Use GPU and multi-card for model training

ZikangZhou / HiVT

[CVPR 2022] HiVT: Hierarchical Vector Transformer for Multi-Agent Motion Prediction

https://openaccess.thecvf.com/content/CVPR2022/papers/Zhou_HiVT_Hierarchical_Vector_Transformer_for_Multi-Agent_Motion_Prediction_CVPR_2022_paper.pdf

Apache License 2.0

577 stars 115 forks source link

Use GPU and multi-card for model training #3

Open yumianhuli2 opened 2 years ago

yumianhuli2 commented 2 years ago

Hello! How to use GPU and multi-card for training? The default card 0 is the CPU for training. Thank U!
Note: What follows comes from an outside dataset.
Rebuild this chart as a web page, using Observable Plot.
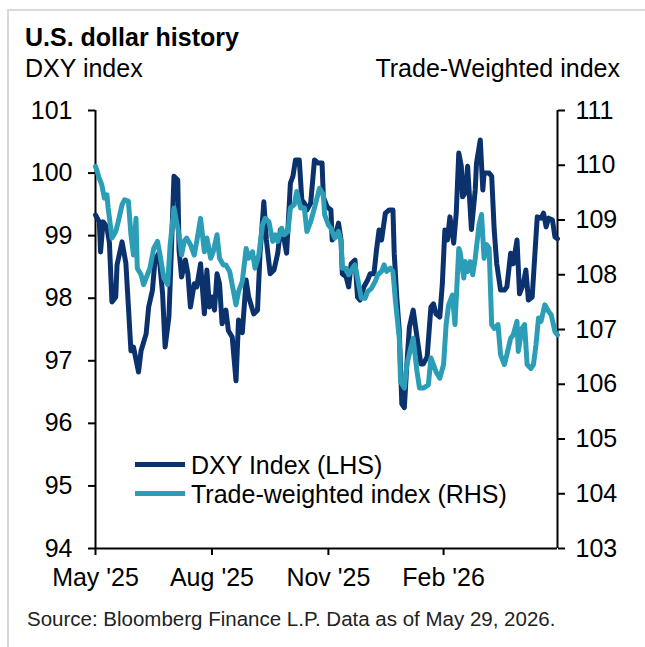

ZikangZhou commented 2 years ago

This repo uses pytorch-lightning as the trainer. It's convenient to do single-gpu or multi-gpu training by simply setting the gpu number:

python train.py --root /path/to/dataset_root/ --embed_dim 128 --gpus #YOUR_GPU_NUM

If I remember correctly, by default this will use Pytorch DDP Spawn strategy for multi-gpu training. If you want to use Pytorch DDP instead (which should be faster than DDP Spawn in general), you can add one line to train.py:

parser.add_argument('--strategy', type=str, default='ddp')

Let me know if it works.

ZikangZhou commented 2 years ago

@yumianhuli2 To reproduce the results in the paper when using multi-gpu training, please also make sure that the effective batch size (batch_size * gpu_num) is 32. For example, if you use 4 gpus, then the batch size per gpu should be 8:

python train.py --root /path/to/dataset_root/ --embed_dim 128 --gpus 4 --train_batch_size 8

yumianhuli2 commented 2 years ago

Thank you！

tandangzuoren commented 1 year ago

Thank you for your outstanding work！If the batchsize is changed, does the learning rate need to be adjusted accordingly？

ZikangZhou commented 1 year ago

@tandangzuoren I believe the learning rate should be adjusted. The number of epochs may also need to be changed.

tteokl commented 1 year ago

@ZikangZhou Thank you for your advice on this. May I know why 32 is the effective batch size?